Things we still haven't got used to

Things we still haven't got used to

After three weeks, it is still amazing to us that...

★ Petrol is so cheap

★ It gets dark so early, and still it is hot!

★ There are no English-language bookshops that are any good

★ To get across the road we need to walk for 20 minutes (to the underpass under the 5 lane motorway)

★ Shops show no street address in the phone book, only PO boxes

★ The strange dichotomy between complex bureaucracy in the public sector with efficiency in private enterprise

★ People are so friendly!

25 March 2004

Things we have got used to already

We have been here a few weeks now, and there are things we are already getting used to...

★ Homicidal and suicidal local drivers

★ The sun shines every day

★ The call of the Muezzin five times a day

★ Living in the desert and still having perfect lawns to walk on

★ No public transport to speak of

★ 5 minute commutes to work

★ Taking a cab to a place a few minutes down the road, because it's too hot to walk

★ Men in Dishdasha and women in abayas

★ Shopping as a hobby

Boomtown Dubai

Every day the papers are full of stories of expansion and building

Dubai airport is investing $41 billion into expansion with a new terminal. Along the coast South of Dubai 120 high-rises are being built for housing. Dubai is planning to increase its resident as well as its holiday population three-fold in the next years. Car registration has doubled in the last 5 years. According to locals we spoke to this is a recent boom, and it has only just begun.

24 March 2004

The car is (was) here!

We took receipt of our new car yesterday and spent a happy few hours driving round trying to find the local Apple shop. But it's back to the garage again today...

This is it:


And lovely it is, if it weren't for the annoying rattle that starts somewhere round 80km/h. So it's back in the shop to hunt for the source of the noise.

A word on driving in Dubai. It's crazy! Everyone here drives like a cross between a Parisian and a Roman with a bit of the Cairo driver thrown in. Bumper to bumper, using the hard shoulder to overtake, tooting the horn incessantly with a complete lack of patience. It's a little scary, and not for the faint-hearted, but I am sure we will get used to it and be mad like everyone else soon enough.

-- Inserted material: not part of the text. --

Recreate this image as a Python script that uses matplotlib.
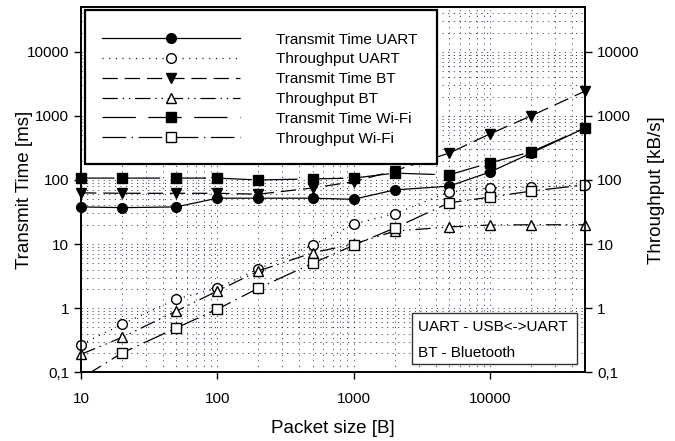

Strangely, the local equivalent of White Van Man - the Indian guy with a decorated pick-up - is quite tame, it's the locals with the flash American cruisers that are most likely to change their mind at the exit at the last minute and cut back onto the motorway across lanes of traffic, or park three-deep on a through-road during the school run. Cab drivers, while experts at close bumper contact, are also quite safe, if a bit too reckless for our liking. They also have the bad habit of just stopping in the middle of the road to pick up fares (what's new?), but at least they are friendly and know the town.

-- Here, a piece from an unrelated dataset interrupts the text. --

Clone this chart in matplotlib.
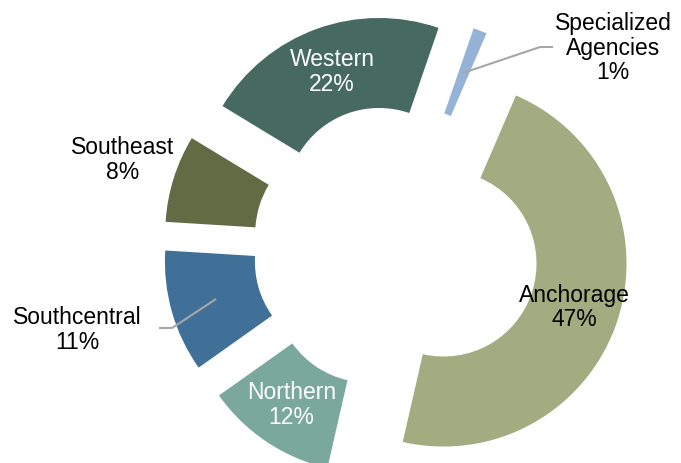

We are keeping in mind that if we kill a pedestrian we will have to pay blood money to the family and if we injure a camel we become responsible for it, and hope that neither of those things will befall us.

22 March 2004

Camel Update

There is so much more to know about the camel statues exhibited along the road. Today's paper has a three-page spread in the supplement, since the exhibition is almost at an end. Here's more than you ever want to know about fibreglass camels...

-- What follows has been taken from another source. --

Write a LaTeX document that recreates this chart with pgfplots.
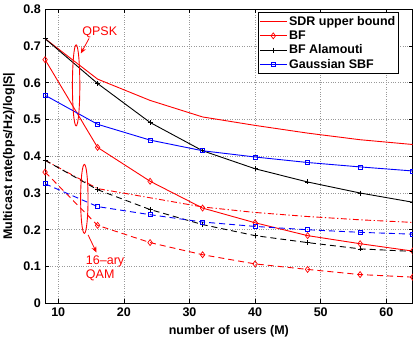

They are made from fire-resistant fibreglass with steel rods in the legs set into a 300-pound slab of concrete. They are 6 by 9 feet big. The artist paint on a primer and after the design is done the camel is covered with a clear car finish to withstand the sand and heat. The original camel used for the mould is called Lulu (which is 'pearl' in Arabic) and is based on a design by an American sculptor.

The whole concept of the camel parade is based on the Swiss cow parade which was first held in Zurich in 1998 (no web links available, sorry). A brand-new trend, then. Can we look forward to a llama parade in Peru and a whale parade in Norway, a kangaroo parade in Australia and a bronco parade in the USA (apparently the Americans have gone overboard on the whole cow parade thing)?

The camels (together with a handful of table-top sized versions) are being auctioned off for charity on the 29th. There will be another show at a local park, where we can have a last look at them. Tune in for a report and more pictures after the 29th.

And there's more: You can vote for your favourite camel, put a bid in for the auction and download a Lulu picture to colour it in for yourself.

Interesting Signage of the day #2

IKEA is everywhere

For all of you who have had fond or infuriating experiences at IKEA, you will be pleased to see that, should you come here, you will be able to repeat them.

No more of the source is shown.